International Women’s Day (IWD) has been celebrated for over 100 years, born from mass revolts of young women workers challenging exploitation and the abusive power of the Boss class. Today many companies and businesses use IWD to sell cosmetics and gimmicks to reinforce the cardboard cut-out female rather than address the issues women face.
But IWD has radical roots and is a day to remember those who have fought for women’s liberation – from the Suffragettes in the UK to the “Women, Life, Freedom” movement in Iran. The women trade unionists and the men who have joined their cause remain clear-eyed – the working class have nothing to gain from women’s oppression. Free domestic labour, tasks still primarily allocated to women, protect the profits of big business not having to pay for the child care and raising of the next generation of the workforce.
And so, women are kept down. One-in-four women in Britain suffer domestic violence and abuse, often sexual, an average for a period of 6 years of their adult life. Rape in this country is lawless, only 3% of alleged cases followed through to a conviction. Child sexual abuse is reportedly on the increase again, the vast majority of cases girls abused inside the family, the majority of families being white. Sexual abuse is not the preserve of the black male refugee but the privileged white misogynist.
The cuts to social welfare, repeated and enforced in order to divert essential funding away from our health and welfare services and into war and military spending, affect women most acutely. Women’s rights depend upon a well-funded Welfare State alongside the ideological struggle for liberation from this system enforcing roles and relationships of power-and-control.
Here in Plymouth, trade unionists are fighting the cuts to health services, including stopping the closure of Plymouth’s Sexual Abuse Referral Centre, reducing the support that women and children receive following rape and abuse. You won’t see the far-Right protesting about that except as a “drain on the tax-payer” and a symbol of the “Nanny State” they want demolished.

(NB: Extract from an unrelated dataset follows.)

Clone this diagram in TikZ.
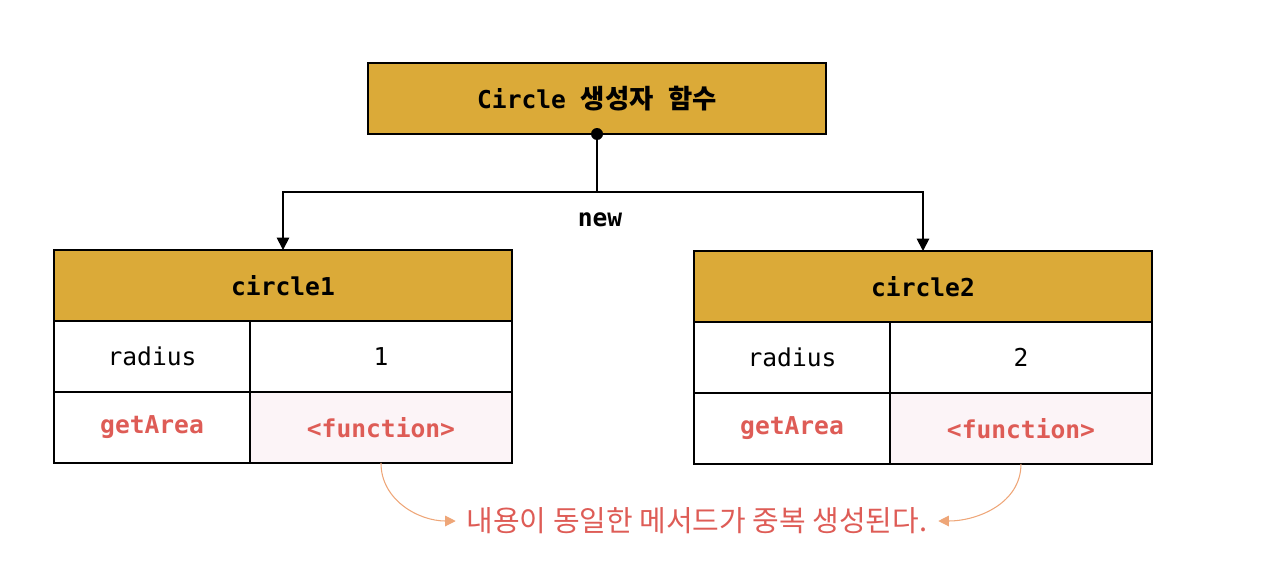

For socialists, the challenge to class exploitation has to have the fight against oppression at its heart. We encourage and support the struggle by women against all forms of oppression, including gender stereotyping, role-segregation and being made scapegoats blamed for the imposition of low wages, high child care costs and poor social conditions. Welfare not Warfare! On this International Women’s Day we must remember the struggles of the past and unite for social justice and women’s liberation today!